Стоит отвлечься от уникальности Германа, вернув его в координаты эпохи и «ленинградской школы». Назвать особой школой кино, снимавшееся на «Ленфильме», давала основание общность его тематики. Здесь снимали о бесповоротно и отчаянно уходящем, как песок сквозь пальцы, времени жизни. В случае, скажем, Авербаха – это время частной человеческой жизни. В случае Германа – это время жизни Советского Союза, который он персонализировал, относясь к стране как к человеку, обреченному на ошибки юности, мудрость зрелости и маразм угасания.
Сам Герман не культивировал миф о своей уникальности, называя учителями и предшественниками ленфильмовцев Виктора Соколова и Владимира Венгерова. Соколов («Друзья и годы», 1965), образцовый автор советской «новой волны», чудесным образом уловил воздух 1930-х, манящий и угрожающий. Венгеров («Рабочий поселок», 1965) поразил беспощадным описанием трущобы, в которой спивается от отчаяния слепой ветеран. Не надо изображать советское кино забитой жертвой цензуры. Создавая, как и любое кино в мире, национальные мифы, оно было в отношениях с прошлым и жестоким, и натуралистическим, и предельно откровенным. В одном ряду с фильмами Соколова и Венгерова – «Жди меня, Анна» (1969) Валентина Виноградова, предвосхитившего кино о «войне без войны», привычно ассоциирующееся с «Двадцатью днями». Даже герой там симоновско-германовский: военный корреспондент в тыловой глухомани. И еще фильм Юлия Файта «Пока фронт в обороне» (1964), снятый, как и «Анна», по сценарию Юрия Нагибина, казалось бы, далекого от германовской эстетики.
Ладно, все эти режиссеры – шестидесятники, как и Герман.
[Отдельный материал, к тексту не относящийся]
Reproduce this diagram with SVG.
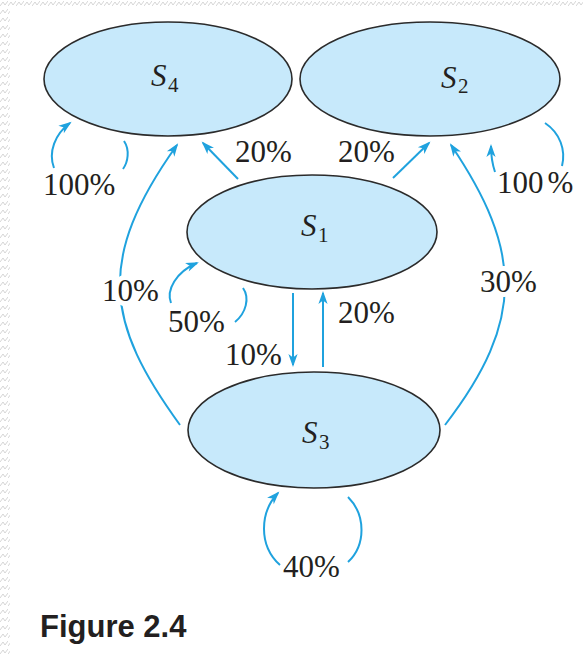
<svg xmlns="http://www.w3.org/2000/svg" width="583" height="656" viewBox="0 0 583 656">
  <defs>
    <pattern id="hatch" width="8" height="8" patternUnits="userSpaceOnUse">
      <rect width="8" height="8" fill="#ffffff"/>
      <path d="M0,6 L3,2 L5,5 L8,1" fill="none" stroke="#d6d6d6" stroke-width="1"/>
    </pattern>
    <marker id="head" viewBox="-12 -5 15 10" refX="0" refY="0" markerWidth="15" markerHeight="10" markerUnits="userSpaceOnUse" orient="auto">
      <path d="M2,0 L-11,-4.6 L-7.5,0 L-11,4.6 Z" fill="#1fa2de"/>
    </marker>
  </defs>
  <style>
    .state { fill: #c7e9fb; stroke: #2b2b2b; stroke-width: 1.6; }
    .sym { font-family: "Liberation Serif", "DejaVu Serif", serif; font-style: italic; font-size: 31px; fill: #231f20; }
    .sub { font-family: "Liberation Serif", "DejaVu Serif", serif; font-size: 21px; fill: #231f20; }
    .pct { font-family: "Liberation Serif", "DejaVu Serif", serif; font-size: 31px; fill: #231f20; }
    .halo { stroke: #ffffff; stroke-width: 10; paint-order: stroke; stroke-linejoin: round; }
    .edge { fill: none; stroke: #1fa2de; stroke-width: 2; }
    .arrow { marker-end: url(#head); }
    .caption { font-family: "Liberation Sans", Arial, sans-serif; font-weight: bold; font-size: 31px; fill: #231f20; }
  </style>

  <rect width="583" height="656" fill="#ffffff"/>
  <!-- textured page border -->
  <rect x="0" y="0" width="583" height="8" fill="url(#hatch)"/>
  <rect x="0" y="0" width="10" height="656" fill="url(#hatch)"/>

  <!-- transitions -->
  <g id="connectors">
    <!-- S4 self loop -->
    <path class="edge arrow" d="M54,168 C48,152 55,134 70,123"/>
    <path class="edge" d="M124,141 C130,150 128,162 123,169"/>
    <!-- S2 self loop -->
    <path class="edge arrow" d="M495,172 Q491,160 491,146"/>
    <path class="edge" d="M545,123 C560,133 566,150 562,166"/>
    <!-- S1 to S4 -->
    <path class="edge arrow" d="M238,179 L203,143"/>
    <!-- S1 to S2 -->
    <path class="edge arrow" d="M393,178 L429,143"/>
    <!-- S3 to S4 -->
    <path class="edge arrow" d="M180,425 C106,323 95,260 177,145"/>
    <!-- S3 to S2 -->
    <path class="edge arrow" d="M445,425 C526,320 522,250 451,145"/>
    <!-- S1 self loop -->
    <path class="edge arrow" d="M171,303 C166,290 176,272 197,263"/>
    <path class="edge" d="M243,288 C250,298 246,313 235,322"/>
    <!-- S1 to S3 -->
    <path class="edge arrow" d="M293,293 L293,365"/>
    <!-- S3 to S1 -->
    <path class="edge arrow" d="M323,367 L323,293"/>
    <!-- S3 self loop -->
    <path class="edge arrow" d="M280,565 C258,545 260,512 278,493"/>
    <path class="edge" d="M348,497 C366,515 366,545 348,562"/>
  </g>

  <!-- states -->
  <g id="s4">
    <ellipse class="state" cx="168" cy="79" rx="124" ry="57"/>
    <text class="sym" x="151" y="86">S</text>
    <text class="sub" x="168" y="92">4</text>
  </g>
  <g id="s2">
    <ellipse class="state" cx="430" cy="79" rx="130" ry="57"/>
    <text class="sym" x="441" y="88">S</text>
    <text class="sub" x="458" y="93">2</text>
  </g>
  <g id="s1">
    <ellipse class="state" cx="312" cy="232" rx="125" ry="57"/>
    <text class="sym" x="301" y="236">S</text>
    <text class="sub" x="318" y="242">1</text>
  </g>
  <g id="s3">
    <ellipse class="state" cx="314" cy="430" rx="126" ry="58"/>
    <text class="sym" x="302" y="443">S</text>
    <text class="sub" x="319" y="449">3</text>
  </g>

  <!-- transition probabilities -->
  <g id="labels">
    <text class="pct" x="235" y="162">20%</text>
    <text class="pct" x="338" y="162">20%</text>
    <text class="pct" x="43" y="195">100%</text>
    <text class="pct" x="497" y="193">100<tspan dx="4">%</tspan></text>
    <text class="pct halo" x="102" y="301">10%</text>
    <text class="pct" x="168" y="332">50%</text>
    <text class="pct" x="225" y="365">10%</text>
    <text class="pct" x="338" y="323">20%</text>
    <text class="pct halo" x="480" y="292">30%</text>
    <text class="pct" x="283" y="577">40%</text>
  </g>

  <text class="caption" x="40" y="637">Figure 2.4</text>
</svg>
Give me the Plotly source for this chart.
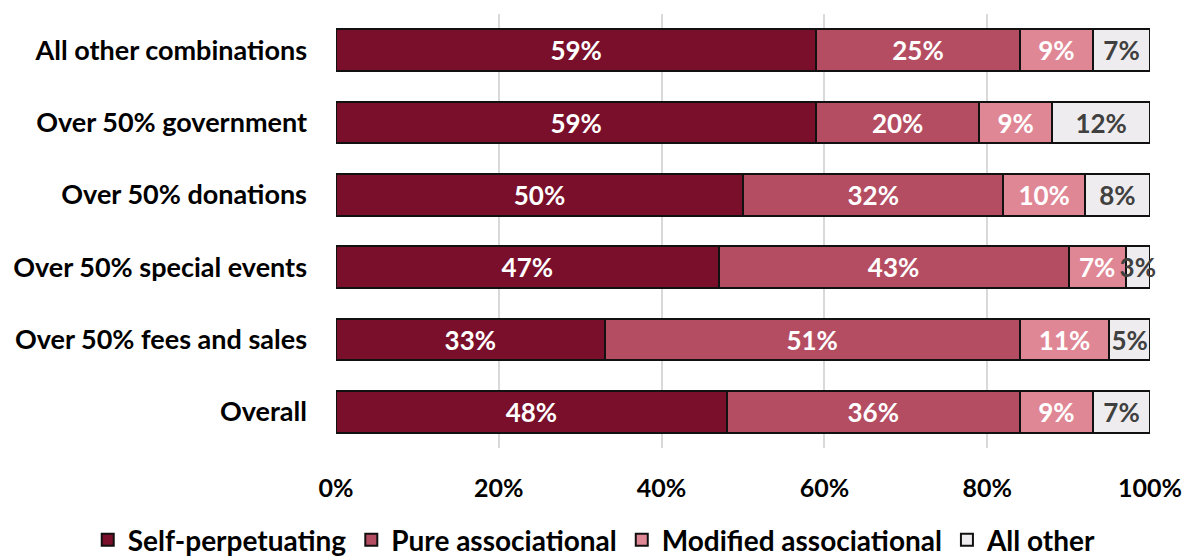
import plotly.graph_objects as go

categories = ["Overall", "Over 50% fees and sales", "Over 50% special events",
              "Over 50% donations", "Over 50% government", "All other combinations"]
series_names = ["Self-perpetuating", "Pure associational", "Modified associational", "All other"]
self_perp = [48, 33, 47, 50, 59, 59]
pure_assoc = [36, 51, 43, 32, 20, 25]
mod_assoc = [9, 11, 7, 10, 9, 9]
all_other = [7, 5, 3, 8, 12, 7]
tick_vals = [0, 20, 40, 60, 80, 100]
tick_text = ["0%", "20%", "40%", "60%", "80%", "100%"]

colors = ["#7A0F2B", "#B54D62", "#E08796", "#EEECEE"]
text_colors = ["white", "white", "white", "#404040"]
FONT = "Lato"

fig = go.Figure()
for name, vals, c, tc in zip(series_names, [self_perp, pure_assoc, mod_assoc, all_other], colors, text_colors):
    fig.add_trace(go.Bar(
        y=categories, x=vals, name=name, orientation="h",
        marker=dict(color=c, line=dict(color="#111111", width=2)),
        text=[f"{v}%" for v in vals], textposition="inside", textangle=0,
        insidetextanchor="middle", constraintext="none",
        textfont=dict(family=FONT, size=26, color=tc, weight="bold"),
        cliponaxis=False,
    ))

fig.update_layout(
    barmode="stack", bargap=0.42,
    width=1186, height=558,
    margin=dict(l=336, r=36, t=14, b=110, autoexpand=False),
    plot_bgcolor="white", paper_bgcolor="white",
    font=dict(family=FONT, size=27, color="black", weight="bold"),
    xaxis=dict(range=[0, 100], tickvals=tick_vals, ticktext=tick_text, automargin=False,
               ticklabeloverflow="allow",
               showgrid=True, gridcolor="#D9D9D9", gridwidth=1.5, zeroline=False,
               ticklabelstandoff=23, tickfont=dict(size=25, family=FONT, color="black", weight="bold")),
    yaxis=dict(tickfont=dict(size=27, family=FONT, color="black", weight="bold"), automargin=False,
               ticklabelstandoff=28, showgrid=False),
    legend=dict(orientation="h", x=-0.305, xanchor="left", y=-0.212, yanchor="middle",
                font=dict(size=28, family=FONT, color="black", weight="bold"),
                traceorder="normal", itemwidth=30),
    showlegend=True,
)
fig.write_html("out.html", config={"displayModeBar": False},
               post_script="document.body.style.margin='0';")
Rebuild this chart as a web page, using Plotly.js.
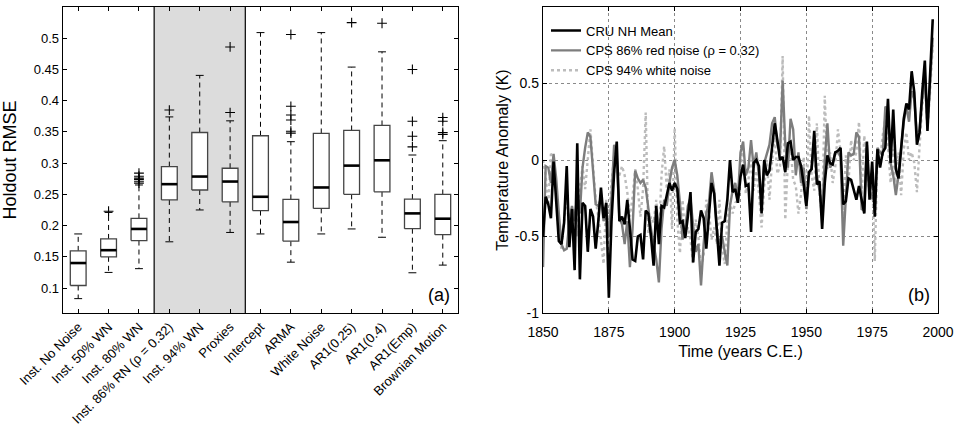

Возьмем мастера старой закалки Александра Столпера. Вот один только эпизод из его «Возмездия» (1967). Душераздирающая встреча молодой женщины-военврача со старой машинисткой, которой она пришла рассказать о гибели ее сестры на фашистском эшафоте. Старорежимная, злая, прокуренная, простуженная, свое отсидевшая, безмерно одинокая и колючая, как проволока, старуха – это же германовский персонаж. И величественный, страшный смысл преодоления всех обид в час общей беды – тоже германовский.
Продолжая «копать», поймешь, что этот смысл выстрадан и сформулирован в советской культуре именно Константином Симоновым, на текстах которого основаны и «Возмездие», и «Двадцать дней». Лучшая проза Симонова – фронтовой дневник «Разные дни войны» с поздними авторскими комментариями. Симонов чеканит: война – это прежде всего быт, естественные потребности, которые только и не дают человеку сойти с ума. Симоновские записи это подтверждают. Какое физическое действие чаще всего совершает автор? Падает – непрестанно падает – при бомбежке или обстреле. И еще спит при первой возможности, урывая время. И боится, и преодолевает – а Симонов был отчаянно смел, ходил на подводной лодке минировать румынские порты – страх. И мерзнет, и мается зубной болью. В общем, Симонов – и демиург германовского творчества, и его идеальный персонаж.
Все это встраивает Германа в советскую культуру, не опровергая его уникальность. Оценить ее достаточно просто. Пересматривая фильмы режиссеров-предшественников, невольно восклицаешь: «Да это же чистый Герман!» Но, пересматривая Германа, не воскликнешь: «Чистый Соколов!», «Чистый Столпер!» или даже «Чистый Симонов!» Теперь это уже их, пусть и несправедливый, удел – казаться подражателями мастера, шедшего по их стопам.
P. P. S. Замечательное чувство юмора Алексея Германа засвидетельствовал писатель, редактор и сценарист «Ленфильма» Михаил Кураев («Записки беглого кинематографиста», «Новый мир», 2001, № 8). Эпизод относится к одному из вынужденных – по цензурным причинам – и многолетних простоев режиссера.
– Мишка, хочешь, тебя завтра со студии выгонят? – грустно и негромко спросил Леша. – Меня? Завтра? За что?
– Ты не спрашивай, за что, ты скажи лучше – хочешь?
– Это кто же меня выгонит? – Я проработал на «Ленфильме» к этому времени уже лет десять, и замечания по службе и выговоры были еще впереди. – Я, Миша, я…
Меня стал разбирать смех. Надо было видеть его грустную, полную сочувствия физиономию, как будто у него в руках уже горсть земли и он готов эту последнюю дань отдать своему давнему товарищу. А на дворе белый день, мы во цвете лет, сидим в кафе… – Не смейся, Миша. Сейчас ты все поймешь. Вот сейчас я закричу, закричу на все кафе: «Ну что тебе евреи сделали?! За что ты нас не любишь?!»